Why? According to Dillon: “The ever-declining number of intercountry adoptions combined with the increasing costs of maintaining Hague accreditation were primary factors considered in the decision.”
The closure does not surprise me. It’s been a bit of a trend for international adoption agencies in recent years.
What if an adoptee wants their own adoption file from Dillon?
“Adoption file contents will include all adoptee background information, legal documents, and referral pictures (if available) provided by the birth country to Dillon International. In most cases, all of these records should have been received by the adoptive family.”
Ok—but wait:
“There will be a $50 service fee to aid in the retrieval of the file, digitization of the content and emailing to the recipient.”
That is outrageous. It is disrespectful to adoptees to have to pay for their own information from an adoption agency.
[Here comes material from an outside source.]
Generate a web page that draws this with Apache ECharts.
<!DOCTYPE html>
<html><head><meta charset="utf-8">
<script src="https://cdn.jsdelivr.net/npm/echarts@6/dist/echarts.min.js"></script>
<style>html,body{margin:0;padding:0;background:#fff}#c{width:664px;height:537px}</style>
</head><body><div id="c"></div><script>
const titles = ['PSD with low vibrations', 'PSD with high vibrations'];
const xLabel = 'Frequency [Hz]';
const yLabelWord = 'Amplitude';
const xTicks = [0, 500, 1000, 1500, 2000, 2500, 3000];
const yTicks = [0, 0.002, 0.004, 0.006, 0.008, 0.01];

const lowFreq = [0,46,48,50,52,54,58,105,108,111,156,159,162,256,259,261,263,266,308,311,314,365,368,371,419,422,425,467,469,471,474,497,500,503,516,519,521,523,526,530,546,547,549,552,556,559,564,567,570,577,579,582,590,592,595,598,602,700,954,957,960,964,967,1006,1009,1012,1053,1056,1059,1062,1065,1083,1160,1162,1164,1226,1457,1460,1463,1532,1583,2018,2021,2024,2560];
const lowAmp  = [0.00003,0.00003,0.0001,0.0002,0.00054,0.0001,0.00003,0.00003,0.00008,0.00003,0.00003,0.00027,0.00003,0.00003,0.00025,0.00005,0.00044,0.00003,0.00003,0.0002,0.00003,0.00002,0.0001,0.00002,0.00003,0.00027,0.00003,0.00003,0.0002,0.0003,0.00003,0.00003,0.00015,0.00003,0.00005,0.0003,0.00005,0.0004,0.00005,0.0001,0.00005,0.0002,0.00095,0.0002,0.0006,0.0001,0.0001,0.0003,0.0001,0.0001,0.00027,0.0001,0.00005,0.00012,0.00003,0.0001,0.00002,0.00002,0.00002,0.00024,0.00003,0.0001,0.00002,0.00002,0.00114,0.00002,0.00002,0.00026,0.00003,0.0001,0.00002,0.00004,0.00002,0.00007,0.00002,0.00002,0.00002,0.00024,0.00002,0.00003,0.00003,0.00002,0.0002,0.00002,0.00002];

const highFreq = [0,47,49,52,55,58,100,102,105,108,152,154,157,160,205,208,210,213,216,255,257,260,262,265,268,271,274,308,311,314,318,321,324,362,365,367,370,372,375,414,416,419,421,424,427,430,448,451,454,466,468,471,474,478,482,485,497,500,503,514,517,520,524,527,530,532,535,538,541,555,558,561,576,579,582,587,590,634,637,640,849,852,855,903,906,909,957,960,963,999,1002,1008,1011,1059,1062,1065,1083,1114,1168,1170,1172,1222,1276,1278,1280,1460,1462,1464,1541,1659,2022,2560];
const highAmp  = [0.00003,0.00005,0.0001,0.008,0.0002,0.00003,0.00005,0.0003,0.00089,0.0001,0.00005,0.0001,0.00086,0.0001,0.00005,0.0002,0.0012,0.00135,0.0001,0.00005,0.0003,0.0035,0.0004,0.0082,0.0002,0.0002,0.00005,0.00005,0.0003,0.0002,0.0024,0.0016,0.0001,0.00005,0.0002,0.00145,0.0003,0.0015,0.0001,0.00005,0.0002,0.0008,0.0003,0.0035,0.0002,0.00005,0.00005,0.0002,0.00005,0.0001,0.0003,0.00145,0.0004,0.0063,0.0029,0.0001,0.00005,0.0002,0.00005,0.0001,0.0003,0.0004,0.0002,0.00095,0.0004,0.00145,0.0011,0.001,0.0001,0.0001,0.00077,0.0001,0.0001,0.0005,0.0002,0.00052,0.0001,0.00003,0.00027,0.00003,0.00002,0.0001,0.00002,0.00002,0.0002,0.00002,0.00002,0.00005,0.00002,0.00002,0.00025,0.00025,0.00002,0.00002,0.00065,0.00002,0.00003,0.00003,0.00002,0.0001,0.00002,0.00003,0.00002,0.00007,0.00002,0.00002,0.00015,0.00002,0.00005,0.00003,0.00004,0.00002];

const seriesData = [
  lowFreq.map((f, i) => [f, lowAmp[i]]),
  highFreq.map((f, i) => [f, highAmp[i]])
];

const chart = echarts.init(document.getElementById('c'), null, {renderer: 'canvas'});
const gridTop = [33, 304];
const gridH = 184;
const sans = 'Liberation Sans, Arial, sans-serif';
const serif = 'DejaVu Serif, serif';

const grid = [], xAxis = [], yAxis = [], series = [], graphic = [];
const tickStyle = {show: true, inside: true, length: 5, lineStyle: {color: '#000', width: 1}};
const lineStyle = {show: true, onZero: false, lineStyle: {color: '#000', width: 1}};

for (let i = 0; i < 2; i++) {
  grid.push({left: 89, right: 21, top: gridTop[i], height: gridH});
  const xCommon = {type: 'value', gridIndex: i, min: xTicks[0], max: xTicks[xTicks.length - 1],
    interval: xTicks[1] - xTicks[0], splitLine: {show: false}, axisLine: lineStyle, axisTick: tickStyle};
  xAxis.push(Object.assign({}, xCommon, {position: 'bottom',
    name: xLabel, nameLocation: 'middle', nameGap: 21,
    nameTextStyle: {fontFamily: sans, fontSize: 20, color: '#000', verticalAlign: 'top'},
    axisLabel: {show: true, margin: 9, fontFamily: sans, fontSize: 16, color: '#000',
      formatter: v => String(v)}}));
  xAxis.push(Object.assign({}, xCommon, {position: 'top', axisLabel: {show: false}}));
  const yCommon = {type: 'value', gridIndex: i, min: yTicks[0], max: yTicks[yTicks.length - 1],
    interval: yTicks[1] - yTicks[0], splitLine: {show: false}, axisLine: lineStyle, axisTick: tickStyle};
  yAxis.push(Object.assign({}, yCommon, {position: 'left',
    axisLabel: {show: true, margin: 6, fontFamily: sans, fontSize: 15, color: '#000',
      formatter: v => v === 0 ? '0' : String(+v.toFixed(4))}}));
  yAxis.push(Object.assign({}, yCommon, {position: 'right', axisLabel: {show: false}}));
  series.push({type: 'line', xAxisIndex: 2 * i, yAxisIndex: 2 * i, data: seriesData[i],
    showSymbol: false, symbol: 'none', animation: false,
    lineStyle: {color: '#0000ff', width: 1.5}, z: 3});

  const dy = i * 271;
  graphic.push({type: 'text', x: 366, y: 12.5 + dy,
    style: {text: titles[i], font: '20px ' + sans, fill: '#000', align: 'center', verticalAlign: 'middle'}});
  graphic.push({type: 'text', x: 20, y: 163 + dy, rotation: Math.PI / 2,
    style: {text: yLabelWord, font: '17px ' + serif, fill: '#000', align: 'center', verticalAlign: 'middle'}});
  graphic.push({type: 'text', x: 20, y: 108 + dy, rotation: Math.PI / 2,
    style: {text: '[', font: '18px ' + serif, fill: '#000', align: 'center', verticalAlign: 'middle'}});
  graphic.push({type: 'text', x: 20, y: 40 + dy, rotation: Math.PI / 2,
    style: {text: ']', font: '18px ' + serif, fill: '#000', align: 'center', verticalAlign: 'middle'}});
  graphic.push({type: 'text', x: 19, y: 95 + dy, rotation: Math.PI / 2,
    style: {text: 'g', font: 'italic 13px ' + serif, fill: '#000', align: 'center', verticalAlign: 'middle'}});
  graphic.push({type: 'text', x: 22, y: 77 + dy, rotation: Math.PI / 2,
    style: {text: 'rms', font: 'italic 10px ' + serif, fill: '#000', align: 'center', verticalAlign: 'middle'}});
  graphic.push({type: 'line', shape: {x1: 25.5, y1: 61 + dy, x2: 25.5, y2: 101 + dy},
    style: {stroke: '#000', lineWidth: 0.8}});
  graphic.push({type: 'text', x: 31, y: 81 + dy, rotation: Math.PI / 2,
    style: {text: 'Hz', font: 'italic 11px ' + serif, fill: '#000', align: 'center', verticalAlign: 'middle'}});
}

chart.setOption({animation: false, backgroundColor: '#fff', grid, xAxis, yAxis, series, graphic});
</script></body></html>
No agency should be able to withhold an adoptee’s own documents unless the adoptee pays up.
Yet another barrier for adoptees to acquire their own information.
Mila Konomos, aka @the_empress_han, is an adopted/displaced person from South Korea, and she created an adoptee-led petition asking Dillon to do the following:
- Remove the $50 fee required to access our adoption files.
- Schedule meetings between Dillon’s Board of Directors and adoptees to discuss a long-term plan for accountability.
- Guarantee that every person adopted through Dillon receives their complete adoption file and all relevant information without unnecessary delays or restrictions.
Those seem reasonable goals. It is unfortunate at best that these items must be requested. I have signed the petition, and I hope that others do as well.
Thank you for creating the petition, Mila.
Adoptees (or their parents, if the adoptees are minors) have until December 31, 2023, to request the files, which could then take some six months to receive.
Also, “Per Dillon policy, we are only able to provide digital copies rather than original documents.”
When an adoption agency closes, the records and files must be carefully preserved: they hold adoptees’ identities and incredibly important information, including original documents.
According to this news story from KTUL ABC 8, this is where “Lifeline Children’s Services comes into the picture. Lifeline is newly licensed in Oklahoma for both domestic and international adoption and was recruited by Dillon to help families with the transition.”
Lifeline appears to be based in Alabama, has many offices (including this new one in Oklahoma), provides adoption services in the U.S.and in 19 other countries, and is accredited under The Hague Convention on Intercountry Adoptions.
I hope adoptees can find a way to access their own original documents, as well as the digitized version, via Lifeline or otherwise.
I did not see anything on Dillon’s page that talks about any services that will be provided to the international birth/first parents in follow-up with this closing. They do have a list of Support Groups and other services for adoptees and adoptive families, but nothing for first/birth parents.